=== PROMPT ===
Locate every line that holds the string "Python" and copy it.

=== RECORDED DATA ===
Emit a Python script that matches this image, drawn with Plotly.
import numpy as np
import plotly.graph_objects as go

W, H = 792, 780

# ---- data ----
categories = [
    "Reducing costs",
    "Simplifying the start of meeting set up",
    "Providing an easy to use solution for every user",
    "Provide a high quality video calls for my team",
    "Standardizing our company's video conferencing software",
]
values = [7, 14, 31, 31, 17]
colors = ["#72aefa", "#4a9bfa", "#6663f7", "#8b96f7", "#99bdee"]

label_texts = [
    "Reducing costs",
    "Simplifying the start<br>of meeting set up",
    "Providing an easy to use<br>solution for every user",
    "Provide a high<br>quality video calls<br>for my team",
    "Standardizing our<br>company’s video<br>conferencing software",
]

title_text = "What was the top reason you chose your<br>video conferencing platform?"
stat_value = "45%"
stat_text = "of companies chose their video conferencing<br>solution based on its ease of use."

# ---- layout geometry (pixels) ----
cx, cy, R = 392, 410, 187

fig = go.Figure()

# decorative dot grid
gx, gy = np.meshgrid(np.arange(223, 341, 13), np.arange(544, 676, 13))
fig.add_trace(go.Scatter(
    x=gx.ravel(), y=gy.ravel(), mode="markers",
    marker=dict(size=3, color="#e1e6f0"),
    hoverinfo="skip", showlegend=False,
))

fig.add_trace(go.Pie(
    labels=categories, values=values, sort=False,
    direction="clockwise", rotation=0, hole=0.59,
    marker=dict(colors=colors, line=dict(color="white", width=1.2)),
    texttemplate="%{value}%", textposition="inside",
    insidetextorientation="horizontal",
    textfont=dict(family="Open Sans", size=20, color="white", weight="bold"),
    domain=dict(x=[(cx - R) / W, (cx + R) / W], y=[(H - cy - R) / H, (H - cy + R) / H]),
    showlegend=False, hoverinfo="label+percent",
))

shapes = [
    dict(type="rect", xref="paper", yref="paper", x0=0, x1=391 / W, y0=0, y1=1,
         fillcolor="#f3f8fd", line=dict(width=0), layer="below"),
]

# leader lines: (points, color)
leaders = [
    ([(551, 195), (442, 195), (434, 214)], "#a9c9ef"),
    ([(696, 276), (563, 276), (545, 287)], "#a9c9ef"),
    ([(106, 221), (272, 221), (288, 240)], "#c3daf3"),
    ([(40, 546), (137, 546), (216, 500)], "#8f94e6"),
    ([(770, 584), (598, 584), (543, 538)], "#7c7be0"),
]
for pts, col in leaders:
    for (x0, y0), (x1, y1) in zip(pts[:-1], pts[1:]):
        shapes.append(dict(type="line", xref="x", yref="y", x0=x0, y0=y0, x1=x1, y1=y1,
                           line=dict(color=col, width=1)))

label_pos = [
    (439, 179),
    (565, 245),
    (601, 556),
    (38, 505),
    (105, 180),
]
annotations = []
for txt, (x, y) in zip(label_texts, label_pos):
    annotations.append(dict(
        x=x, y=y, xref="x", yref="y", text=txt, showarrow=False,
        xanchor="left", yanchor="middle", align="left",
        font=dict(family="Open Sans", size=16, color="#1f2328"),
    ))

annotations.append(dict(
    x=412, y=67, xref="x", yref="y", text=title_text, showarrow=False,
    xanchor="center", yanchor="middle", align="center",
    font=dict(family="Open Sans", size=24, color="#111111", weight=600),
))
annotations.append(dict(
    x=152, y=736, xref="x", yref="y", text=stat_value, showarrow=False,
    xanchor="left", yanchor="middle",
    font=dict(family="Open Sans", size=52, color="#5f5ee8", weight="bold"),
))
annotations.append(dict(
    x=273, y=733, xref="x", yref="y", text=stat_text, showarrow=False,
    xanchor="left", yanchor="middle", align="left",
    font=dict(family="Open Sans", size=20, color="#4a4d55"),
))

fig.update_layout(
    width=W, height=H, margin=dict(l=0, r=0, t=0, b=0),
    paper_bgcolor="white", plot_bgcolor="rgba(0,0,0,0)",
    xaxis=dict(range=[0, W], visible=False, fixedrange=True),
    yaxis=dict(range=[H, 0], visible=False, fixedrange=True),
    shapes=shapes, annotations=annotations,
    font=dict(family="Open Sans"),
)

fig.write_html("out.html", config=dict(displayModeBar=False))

---

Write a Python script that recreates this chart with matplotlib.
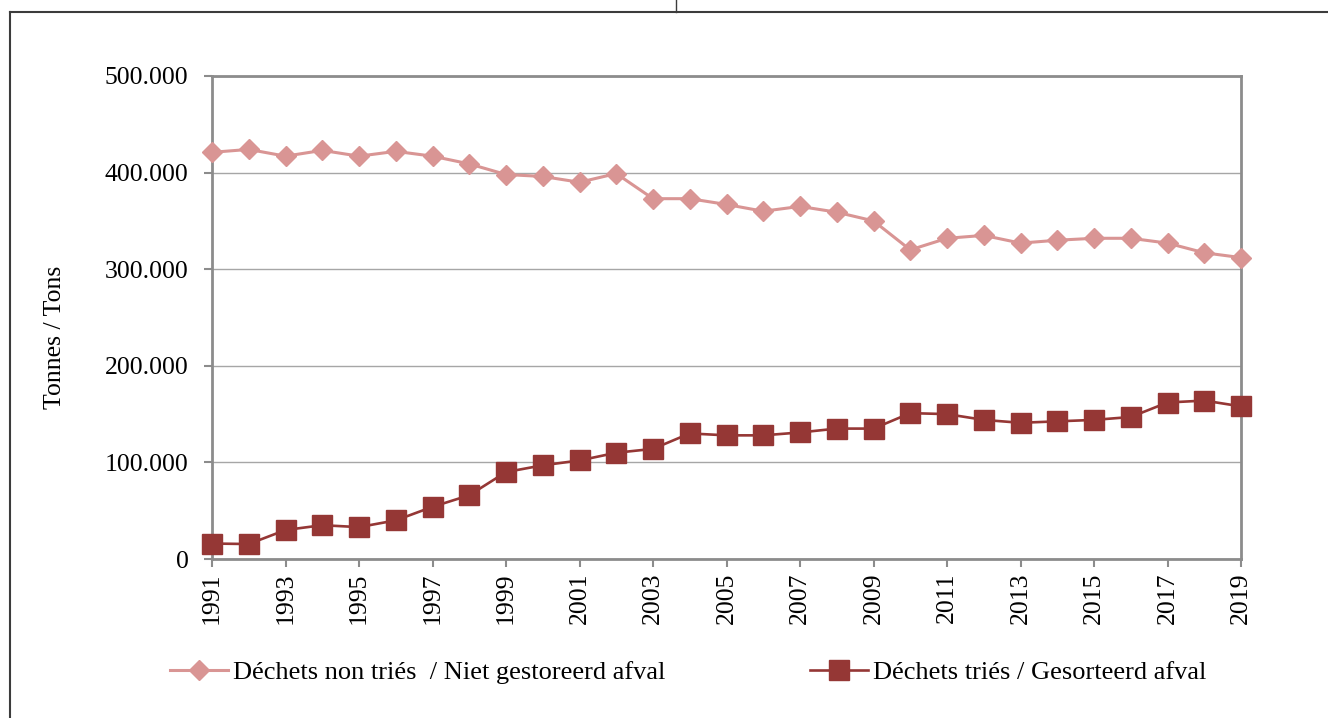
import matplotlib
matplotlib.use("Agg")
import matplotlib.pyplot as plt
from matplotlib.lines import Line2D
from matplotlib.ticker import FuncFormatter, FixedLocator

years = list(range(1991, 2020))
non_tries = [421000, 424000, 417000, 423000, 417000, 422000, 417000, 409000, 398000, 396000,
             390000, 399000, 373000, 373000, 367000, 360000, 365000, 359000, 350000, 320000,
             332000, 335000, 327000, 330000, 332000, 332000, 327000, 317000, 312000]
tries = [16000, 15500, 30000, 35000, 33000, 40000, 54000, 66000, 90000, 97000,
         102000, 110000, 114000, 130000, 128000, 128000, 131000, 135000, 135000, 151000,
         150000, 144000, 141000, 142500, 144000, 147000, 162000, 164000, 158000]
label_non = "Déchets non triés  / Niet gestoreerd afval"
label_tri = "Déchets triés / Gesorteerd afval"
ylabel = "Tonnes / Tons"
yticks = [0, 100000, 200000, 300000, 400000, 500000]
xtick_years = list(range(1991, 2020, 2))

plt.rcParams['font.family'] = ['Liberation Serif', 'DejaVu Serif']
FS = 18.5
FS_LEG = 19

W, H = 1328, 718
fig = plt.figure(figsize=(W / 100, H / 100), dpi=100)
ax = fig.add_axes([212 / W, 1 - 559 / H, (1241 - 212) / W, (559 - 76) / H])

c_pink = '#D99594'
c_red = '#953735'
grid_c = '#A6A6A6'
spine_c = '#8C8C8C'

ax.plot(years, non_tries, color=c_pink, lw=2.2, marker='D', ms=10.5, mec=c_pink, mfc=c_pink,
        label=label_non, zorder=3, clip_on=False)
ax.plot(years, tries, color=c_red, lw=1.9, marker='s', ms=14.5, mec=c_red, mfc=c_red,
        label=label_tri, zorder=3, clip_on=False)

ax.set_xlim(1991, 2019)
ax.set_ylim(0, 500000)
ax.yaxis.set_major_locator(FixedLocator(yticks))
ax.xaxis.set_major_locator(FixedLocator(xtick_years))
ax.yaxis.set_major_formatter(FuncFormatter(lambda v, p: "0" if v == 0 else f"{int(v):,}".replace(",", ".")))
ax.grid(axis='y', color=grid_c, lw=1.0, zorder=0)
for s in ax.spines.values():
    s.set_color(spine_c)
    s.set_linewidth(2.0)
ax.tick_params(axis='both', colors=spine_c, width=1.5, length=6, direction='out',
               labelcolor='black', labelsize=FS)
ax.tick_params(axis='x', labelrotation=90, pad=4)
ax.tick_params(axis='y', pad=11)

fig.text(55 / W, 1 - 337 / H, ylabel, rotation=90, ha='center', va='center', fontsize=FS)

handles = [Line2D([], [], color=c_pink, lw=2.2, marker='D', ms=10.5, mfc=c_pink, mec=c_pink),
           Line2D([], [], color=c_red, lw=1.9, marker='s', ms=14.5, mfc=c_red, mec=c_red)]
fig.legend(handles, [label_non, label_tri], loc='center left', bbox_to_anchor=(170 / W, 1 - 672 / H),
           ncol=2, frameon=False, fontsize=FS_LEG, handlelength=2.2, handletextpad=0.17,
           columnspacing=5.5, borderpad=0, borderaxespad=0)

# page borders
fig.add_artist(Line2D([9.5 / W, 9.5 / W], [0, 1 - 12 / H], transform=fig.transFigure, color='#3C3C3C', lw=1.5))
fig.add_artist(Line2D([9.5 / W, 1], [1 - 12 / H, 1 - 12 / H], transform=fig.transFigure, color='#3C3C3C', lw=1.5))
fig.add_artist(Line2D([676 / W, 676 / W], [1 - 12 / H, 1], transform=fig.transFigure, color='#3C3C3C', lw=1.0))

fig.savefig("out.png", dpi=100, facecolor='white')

=== TASK RESPONSE ===
Emit a Python script that matches this image, drawn with Plotly.
Write a Python script that recreates this chart with matplotlib.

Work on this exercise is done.